Wall Street Discount Corporation of New York, New York, a former Exchange member firm, consented without admitting or denying guilt to findings of violations concerning financial and operational deficiencies and supervision and control.
- An NYSE hearing panel found that Wall Street Discount Corporation violated Rule 15c3-1 promulgated under the Securities and Exchange Act in that, in its September 2001 FOCUS Report, it overstated its net capital by approximately $118,600 (46% of its net capital) by failing to take an appropriate haircut on a money market fund account, failing to classify petty cash as a non-allowable asset, and failing to take an appropriate net capital deduction with respect to an unsecured margin debit balance in a customer account. The firm also failed to record its Floor brokerage income on an accrual basis.
- In addition, the firm violated Exchange Rule 342(a) and (b) during 2001-2002 by failing to supervise its business activities reasonably and to provide for, establish and maintain adequate procedures of supervision and control to ensure that Floor commissions were recorded on its books and records as required by Exchange Rule 301.36(3), that the activities of its Floor broker were appropriate, and that its Floor orders were written on its stationery as required by Exchange Rule 123A.23 and Exchange Information Memo 98-43.
The NYSE imposed a penalty of a censure and $30,000 fine on Wall Street Discount Corporation. The firm consented to the penalty.
Individual Disciplined for Unauthorized Internet Communications
Mitchell Allan Romano of Miami, Florida, a non-registered employee, consented without admitting or denying guilt to findings of violations concerning unauthorized communications on Internet message boards.
- An NYSE hearing panel found that during the period August 2000 through May 2002, on one or more occasions, Romano violated Exchange Rule 472(a) by posting communications on Internet message boards without the knowledge and approval of his member firm employer. In addition, he engaged in conduct inconsistent with just and equitable principles of trade in that several of these communications contained speculative statements regarding securities which could reasonably have been expected to affect investor interest and he made misrepresentations on his annual compliance certifications to his member firm employer.
The NYSE imposed a penalty of a censure and a one-month suspension. Romano consented to the penalty.
Individual Barred for Detrimental Conduct and Failure to Cooperate
Kimberly A. Vonduhn of Lorraine, Ohio, a former non-registered employee, was found guilty of engaging in acts detrimental to the interest or welfare of the Exchange and of failing to cooperate in an investigation by the NYSE Division of Enforcement.
- An NYSE hearing panel found that Vonduhn engaged in acts detrimental to the interest or welfare of the Exchange in that she was convicted of two felonies, Theft with Elderly Specification and Forgery, which involved the misappropriation of funds belonging to another employee of her firm; and that she failed to comply with or respond to requests by the Exchange for information concerning matters that occurred prior to the termination of her employment.
The NYSE imposed a penalty on Vonduhn of a censure and permanent bar.

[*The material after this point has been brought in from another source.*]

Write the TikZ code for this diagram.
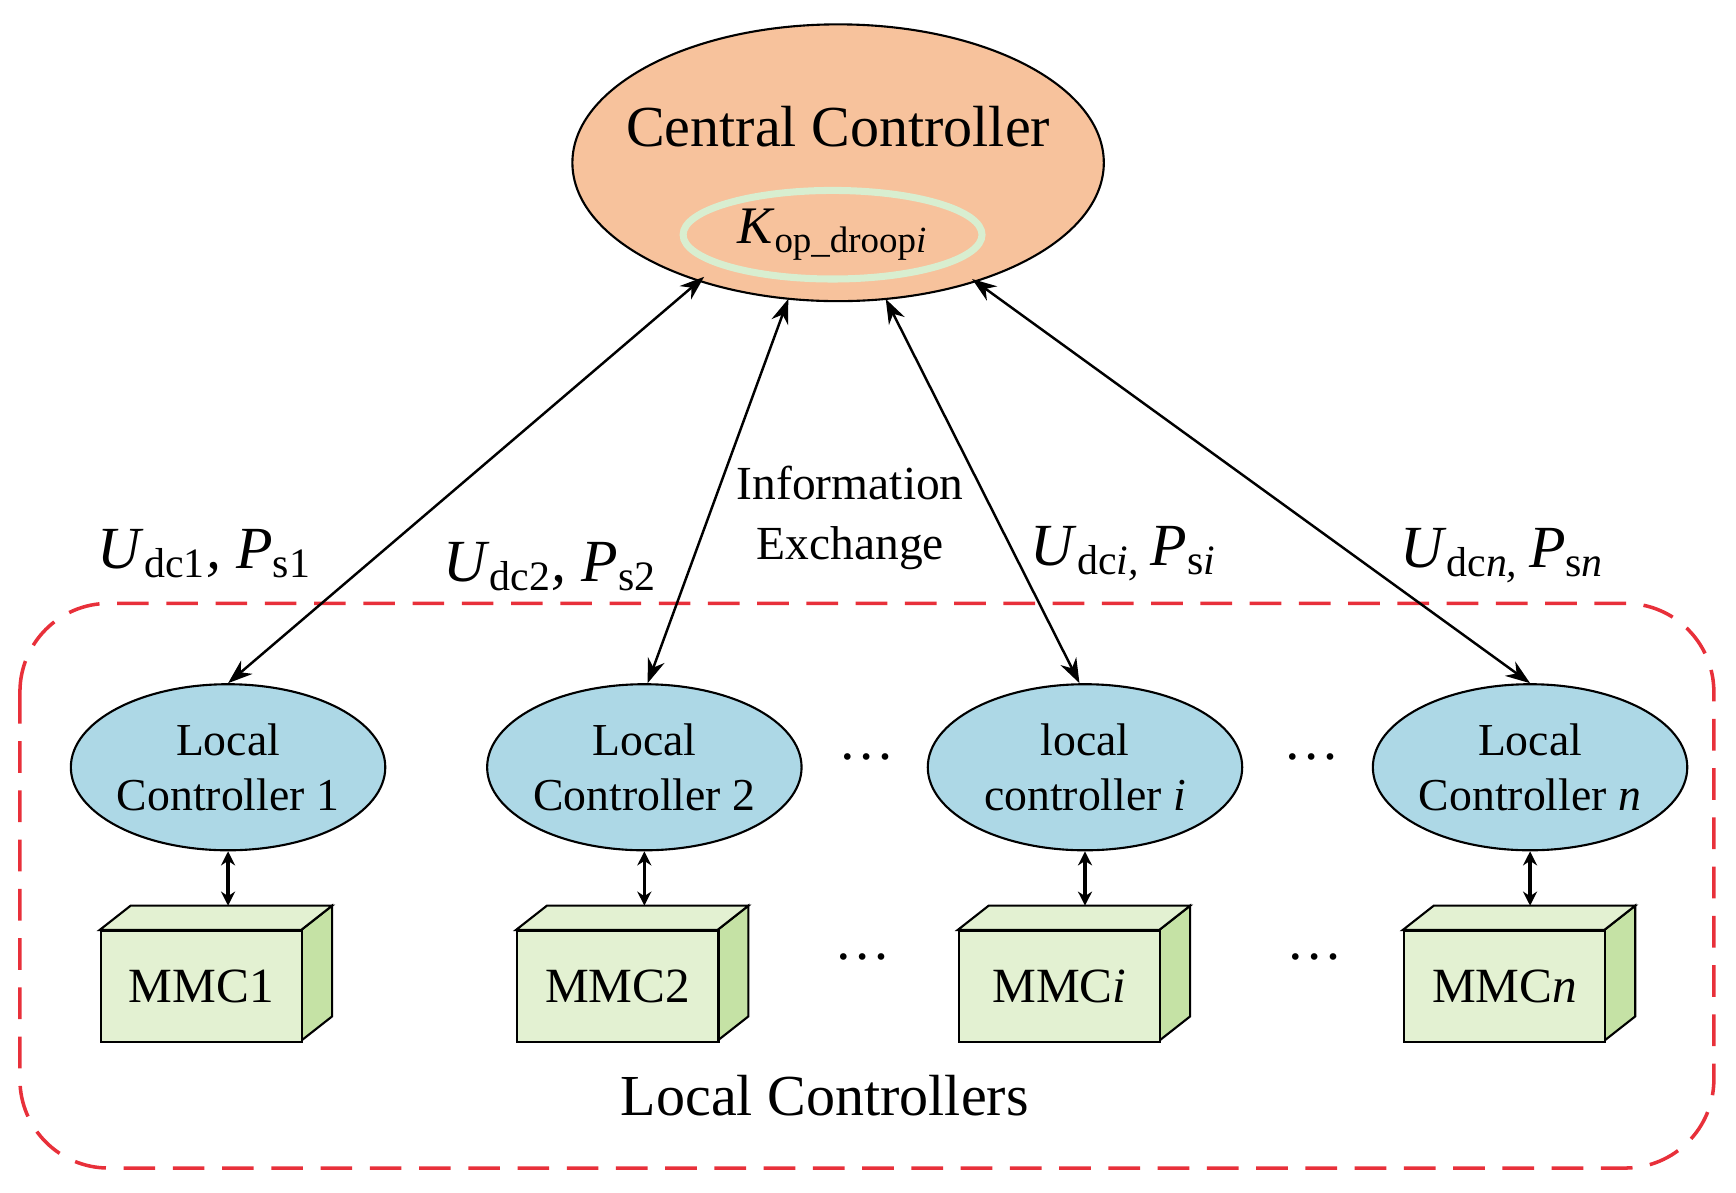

Individual Barred for Failure to Cooperate
Rosemarie Berrow of Houston, Texas, a former non-registered employee, was found guilty of failing to cooperate in an investigation by the NYSE Division of Enforcement.
- An NYSE hearing panel found that Berrow failed to comply with one or more written requests by the Exchange for information and for testimony concerning matters that occurred prior to the termination of her employment.
The NYSE imposed a penalty on Berrow of a censure and a bar until she complies with the Exchange’s requests, the bar to become permanent if she does not comply within three months.
The cases, prosecuted by the NYSE Division of Enforcement, may be subject to review by the Securities and Exchange Commission and, thereafter, federal courts.
About NYSE Regulation
On December 17, 2003, the SEC approved a new governance structure for the NYSE. Under the new design, the NYSE Board of Directors is comprised solely of independent directors, except for the chief executive officer, who have no affiliation with any regulated member firm. A new position of chief regulatory officer was created and reports directly to the board of directors through a new Regulatory Oversight Committee. As a result, NYSE Regulation is insulated from potential influence from NYSE members and member firms, operates separately from the business side and is independent in its decision-making.
NYSE Regulation plays a critical role in monitoring and regulating the activities of its members, member firms and listed companies, as well as enforcing compliance with NYSE rules and federal securities laws. Nearly 400 of the largest securities firms in America are members of the New York Stock Exchange. These firms service 98 million customer accounts, or 84 percent of the total public customer accounts handled by broker-dealers, with total assets of over $4 trillion. They operate from 20,000 branch offices around the world and employ 144,000 registered personnel. Nearly 700 employees, or more than 40 percent of the Exchange’s staff, work for NYSE Regulation, which consists of four divisions: Market Surveillance, Member Firm Regulation, Enforcement and Listed Company Compliance, as well as a Risk Assessment Unit and Dispute Resolution/Arbitration.